Hijri-Cal ideally supports all of these, letting users pick the scheme most relevant to them.
User experience: instant conversion features
For a smooth experience, Hijri-Cal should include:
- Single-field conversion: enter a Gregorian date or pick from a calendar and get the Hijri equivalent instantly.
- Batch conversion: convert ranges (e.g., list all Hijri dates for a Gregorian year).
- Multiple conventions: toggle between Umm al-Qura, astronomical, and tabular Hijri.
- Localization: show month names in multiple languages and formats (e.g., Arabic script and transliteration).
- Clear indication of uncertainty: display when a date may differ by ±1 day depending on sighting or local rule.
- Share/export: copy date strings, export iCal events, or display prayer and holiday reminders aligned with the chosen Hijri scheme.
- Offline mode: include a built-in conversion algorithm so users can convert without an internet connection.
Accuracy, edge cases, and guidance
- Leap-year boundaries and end-of-month transitions are where errors most often occur. Hijri-Cal should test extensively on boundary dates (end of Shaʽban/Ramadan, Dhu al-Hijjah start, etc.).
- Historical conversion: converting pre-1900 dates or dates before the Gregorian adoption in various countries requires handling calendar reforms (Julian vs Gregorian). Hijri-Cal must detect and convert Julian Gregorian differences for accurate historical results.
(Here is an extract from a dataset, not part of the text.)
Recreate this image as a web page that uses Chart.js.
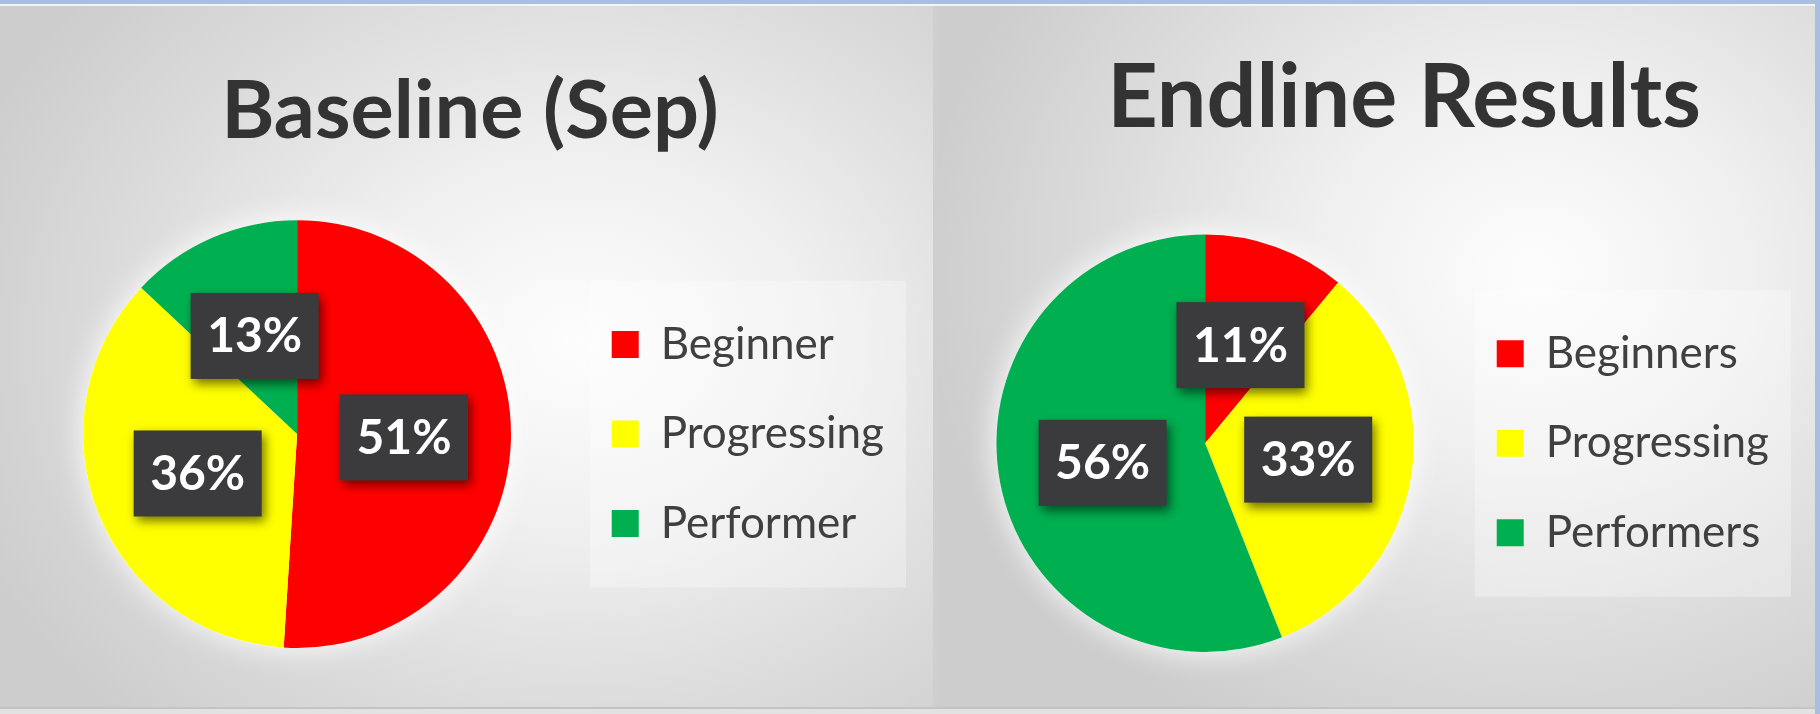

- Ambiguity note: always show a small disclaimer like “Dates may vary by ±1 day depending on local moon-sighting practices.”
Implementation considerations (technical summary)
- Libraries: use proven astronomical libraries (e.g., PyEphem/astral/skyfield for Python, or appropriate JS libraries like Meeus algorithms) or implement robust tabular algorithms such as the Kuwaiti algorithm or Umm al-Qura tables.
- Performance: precompute conversion tables for a wide date range to accelerate responses, and cache common queries.
- Time zones: determine the user’s time zone to resolve dates near UTC-day boundaries correctly.
- UI: present both Gregorian and Hijri in a calendar view, with tooltips explaining the conversion rule used.
- Tests: include unit tests covering:
- All months across multiple years
- Leap years in both calendars
- Time-zone boundary cases
- Historical Julian/Gregorian switch dates
Use cases
- Daily users who want to know today’s Hijri date.
- Muslims planning religious observances (Ramadan, Hajj, Eid).
- Developers creating event apps that need Hijri reminders.
- Researchers converting historical documents containing Hijri dates.
Sample output formats (examples)
- Compact: 2025-03-10 → 1446-08-30 (Umm al-Qura)
- Verbose: March 10, 2025 (Gregorian) = 30 Shaʽban 1446 AH (Hijri; Umm al-Qura). Note: local sighting may alter start by ±1 day.
- iCal event: add events tagged with Hijri month names and automatic yearly recurrence by Hijri rules.
Final notes
Hijri-Cal’s value is speed plus transparency: provide instant conversions while clearly stating which Hijri rule is used and offering alternatives for local sighting variance. For most everyday needs, tabular or Umm al-Qura conversions will be accurate and convenient; for communities that strictly follow local moon sighting, allow easy manual adjustment or user-selected sighting data.